Mis razones contra la vigencia de la tauromaquia son peculiares, no especialmente afines con las que defienden los animalistas, a quienes en cualquier caso debo reconocer el valor de manifestarse públicamente en situaciones nada cómodas, exponiéndose a los ataques de energúmenos que esgrimen razones tan concluyentes como las de la intimidación, el insulto, el grito y la violencia. El toreo será poesía, pero la reciente escena de una turba de miserables agrediendo e intentando robar la cámara a dos espectadoras a las que identificaron como "enemigas" no puede ser más cutre. Es la misma impresión tercermundista y premoderna que ofrecen los defensores del Toro de la Vega cuando se enfrentan como una horda de simios a los periodistas que tratan de filmar el odioso espectáculo del que, por lo visto, tan orgullosos se sienten.
Yo creo que el eslogan "Cultura no es arte ni tortura" responde a un planteamiento equivocado. La fiesta de los toros es cultura, por supuesto que lo es... Y, como dijo Walter Benjamin, todo documento de cultura es a la vez uno de barbarie. El argumento puede aplicarse tranquilamente a las luchas romanas de gladiadores, no tengo ninguna duda de que eran emocionantes y contenían alguna forma de belleza. Si hemos decidido acabar con tamaña barbaridad, como con la de arrojar una cabra desde lo alto de un campanario o la de los jinetes que arrancan cabezas de gallos, es porque hemos entendido que nuestro mayor logro, y este sí es épico de verdad, no es la guerra sino la paz, no es la violencia sino el diálogo, no es la barbarie sino la civilización.
A resultas de la majestuosa actuación de José Tomás en la plaza de Jerez, donde el mejor torero que he conocido logró hacer creer que Dios había bajado al coso vestido de luces, el periodista de El País, Rubén Amón, aprovechó para escribir un artículo en defensa de la fiesta taurina.
"Al fin alguien que argumenta, un taurino que no sólo grita", pensé... Decepción total, Amón escribe bellamente sobre "el misterio eucarístico y pagano" de la fiesta, pero no da una sola razón capaz de convencer a un abolicionista, sólo se dedica a ridiculizar su posición.

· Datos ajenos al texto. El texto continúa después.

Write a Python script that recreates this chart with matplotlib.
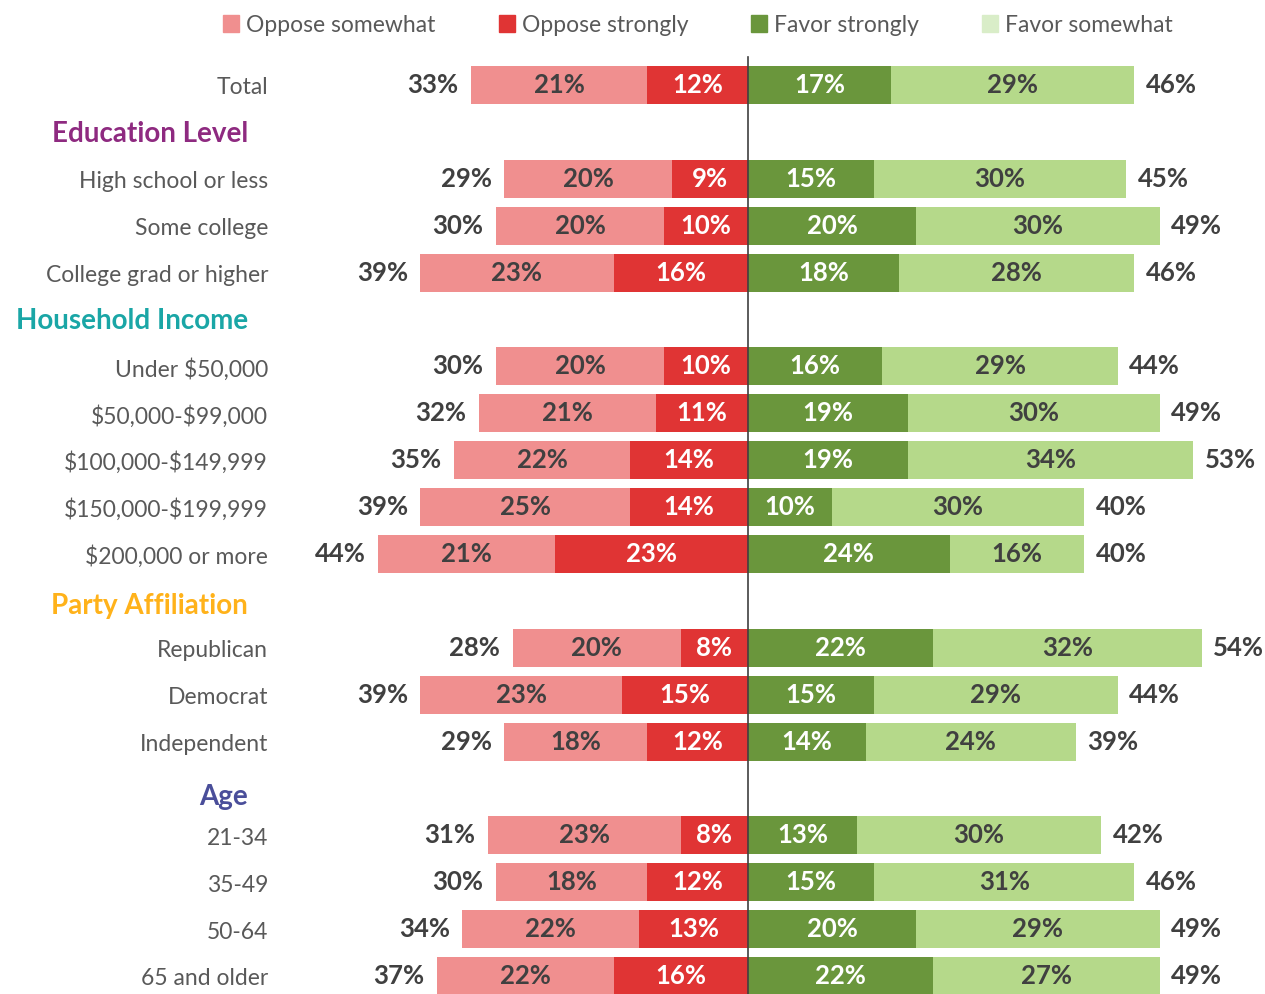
import matplotlib
matplotlib.use("Agg")
import matplotlib.pyplot as plt
from matplotlib.patches import Patch

plt.rcParams['font.family'] = ['Lato', 'DejaVu Sans']
plt.rcParams['text.parse_math'] = False

# rows top to bottom; None marks a group header row
rows = ["Total", None, "High school or less", "Some college", "College grad or higher",
        None, "Under $50,000", "$50,000-$99,000", "$100,000-$149,999", "$150,000-$199,999",
        "$200,000 or more", None, "Republican", "Democrat", "Independent",
        None, "21-34", "35-49", "50-64", "65 and older"]
headers = {1: "Education Level", 5: "Household Income", 11: "Party Affiliation", 15: "Age"}
header_colors = {1: "#8E2A80", 5: "#1AA6A6", 11: "#FFB21A", 15: "#4A4E9A"}
header_shift = {1: 0.05, 5: 0.03, 11: 0.11, 15: 0.19}

oppose_somewhat = [21, None, 20, 20, 23, None, 20, 21, 22, 25, 21, None, 20, 23, 18, None, 23, 18, 22, 22]
oppose_strongly = [12, None, 9, 10, 16, None, 10, 11, 14, 14, 23, None, 8, 15, 12, None, 8, 12, 13, 16]
oppose_total = [33, None, 29, 30, 39, None, 30, 32, 35, 39, 44, None, 28, 39, 29, None, 31, 30, 34, 37]
favor_strongly = [17, None, 15, 20, 18, None, 16, 19, 19, 10, 24, None, 22, 15, 14, None, 13, 15, 20, 22]
favor_somewhat = [29, None, 30, 30, 28, None, 29, 30, 34, 30, 16, None, 32, 29, 24, None, 30, 31, 29, 27]
favor_total = [46, None, 45, 49, 46, None, 44, 49, 53, 40, 40, None, 54, 44, 39, None, 42, 46, 49, 49]

c_os = "#F08F8F"
c_ostr = "#E03434"
c_fstr = "#6A963C"
c_fsom = "#B5D98A"
c_val = "#404040"
c_lab = "#595959"

W, H = 1265, 994
fig = plt.figure(figsize=(W / 100, H / 100), dpi=100)
ax = fig.add_axes([0, 0, 1, 1])
pxu = 8.4          # pixels per percent
cx = 748           # pixel of the zero line
row0, drow = 85, 46.9
ax.set_xlim(-cx / pxu, (W - cx) / pxu)
ax.set_ylim((H - row0) / drow, -row0 / drow)
ax.axis("off")

bh = 0.81
vfs = 18.5
for i, name in enumerate(rows):
    if name is None:
        ax.text((248 - cx) / pxu, i + header_shift[i], headers[i], ha="right", va="center",
                fontsize=20, fontweight="bold", color=header_colors[i])
        continue
    ax.text((268 - cx) / pxu, i + 0.06, name, ha="right", va="center",
            fontsize=16.5, color=c_lab)
    ostr = oppose_strongly[i]
    otot = oppose_total[i]
    fstr = favor_strongly[i]
    ftot = favor_total[i]
    ax.barh(i, -ostr, height=bh, color=c_ostr)
    ax.barh(i, -(otot - ostr), left=-ostr, height=bh, color=c_os)
    ax.barh(i, fstr, height=bh, color=c_fstr)
    ax.barh(i, ftot - fstr, left=fstr, height=bh, color=c_fsom)
    ax.text(-ostr / 2, i, f"{ostr}%", ha="center", va="center", fontsize=vfs,
            fontweight="bold", color="white")
    ax.text(-ostr - (otot - ostr) / 2, i, f"{oppose_somewhat[i]}%", ha="center", va="center",
            fontsize=vfs, fontweight="bold", color=c_val)
    ax.text(fstr / 2, i, f"{fstr}%", ha="center", va="center", fontsize=vfs,
            fontweight="bold", color="white")
    ax.text(fstr + (ftot - fstr) / 2, i, f"{favor_somewhat[i]}%", ha="center", va="center",
            fontsize=vfs, fontweight="bold", color=c_val)
    ax.text(-otot - 1.5, i, f"{otot}%", ha="right", va="center", fontsize=vfs,
            fontweight="bold", color=c_val)
    ax.text(ftot + 1.4, i, f"{ftot}%", ha="left", va="center", fontsize=vfs,
            fontweight="bold", color=c_val)

ax.plot([0, 0], [-0.6, (H - row0) / drow], color="#404040", lw=1.2)

handles = [Patch(color=c_os), Patch(color=c_ostr), Patch(color=c_fstr), Patch(color="#D9EDC8")]
labels = ["Oppose somewhat", "Oppose strongly", "Favor strongly", "Favor somewhat"]
fig.legend(handles, labels, loc="center", bbox_to_anchor=(698 / W, 1 - 25 / H), ncol=4,
           frameon=False, fontsize=16.5, handlelength=0.7, handleheight=0.7,
           handletextpad=0.3, columnspacing=2.75, labelcolor=c_lab)

fig.savefig("out.png", dpi=100)
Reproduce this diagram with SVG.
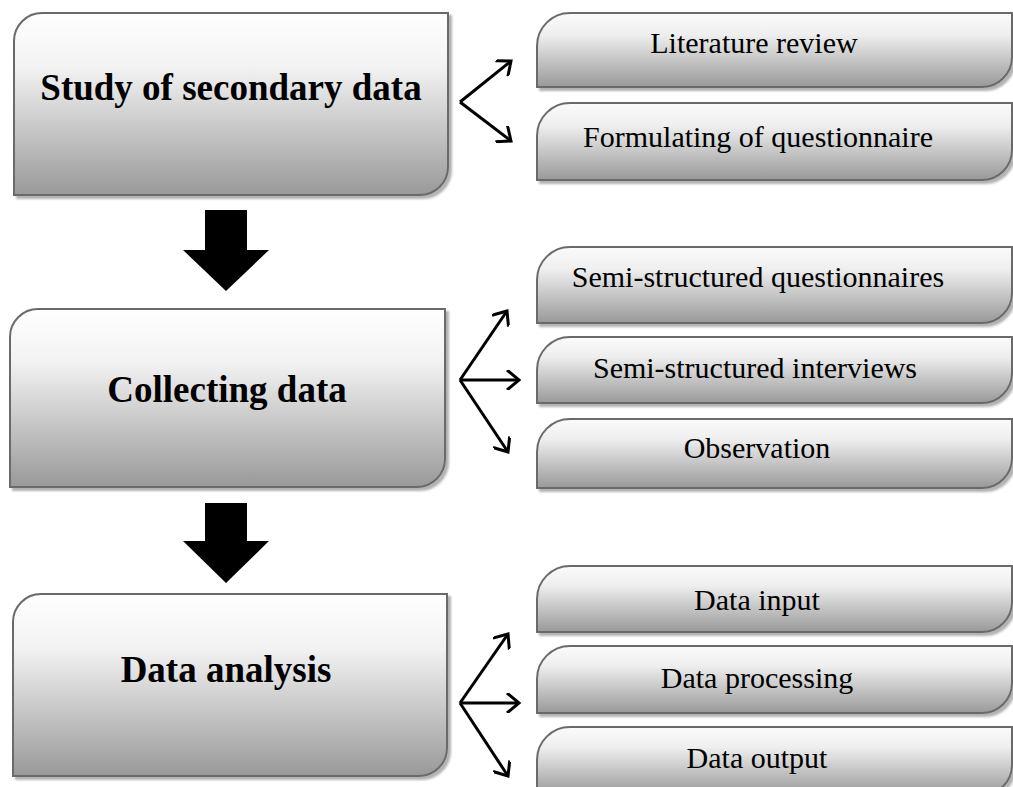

"No dispongo de grandes argumentos racionales para defender la corrida de toros", aunque alude de soslayo y sin explicarse a "razones económicas y medio ambientales". No va, asegura, a la plaza por sadismo -estaría bueno-, de lo que deduzco que el dolor y la muerte se justifican para él por la belleza del espectáculo. Según Amón somos una sociedad "flower power" -él y los taurinos son la excepción, muy machos, claro-, que no soporta la idea de la muerte ni es por tanto capaz de entender la creatividad que propicia. Somos, como dijo Heidegger, seres para la muerte, pero eso no significa que hayamos de convertirla en espectáculo. Esa es una de las razones por las que ya no vemos suplicios y muertes en las plazas públicas como hace siglos.
No hace falta tener una moral heredada de Walt Disney ni ser un hipócrita, como Amón acusa, para ser abolicionista. Me parece especialmente denigratorio, e impropio de un escritor en nómina de un diario tan poderoso, añadir que quienes se conduelen hipócritamente por la muerte de un león africano no reaccionaran de igual manera ante las fosas comunes del dictador Mugabe. A este nivel tan rastrero, podría yo igualmente suponer que los taurófilos veneran la violencia y la crueldad, que de pequeños, mientras se reían de quienes lloraban por Bamby, ellos cazaban y torturaban horriblemente a gatos y lagartijas, como muchas veces vi en mi infancia.
No, no tenemos una cultura insípida e inodora, no al menos por el coraje de quienes son capaces de enfrentarse a un montón de energúmenos para evitar que se perpetre una nueva exhibición de violencia. Quizá ahí esté la verdadera épica.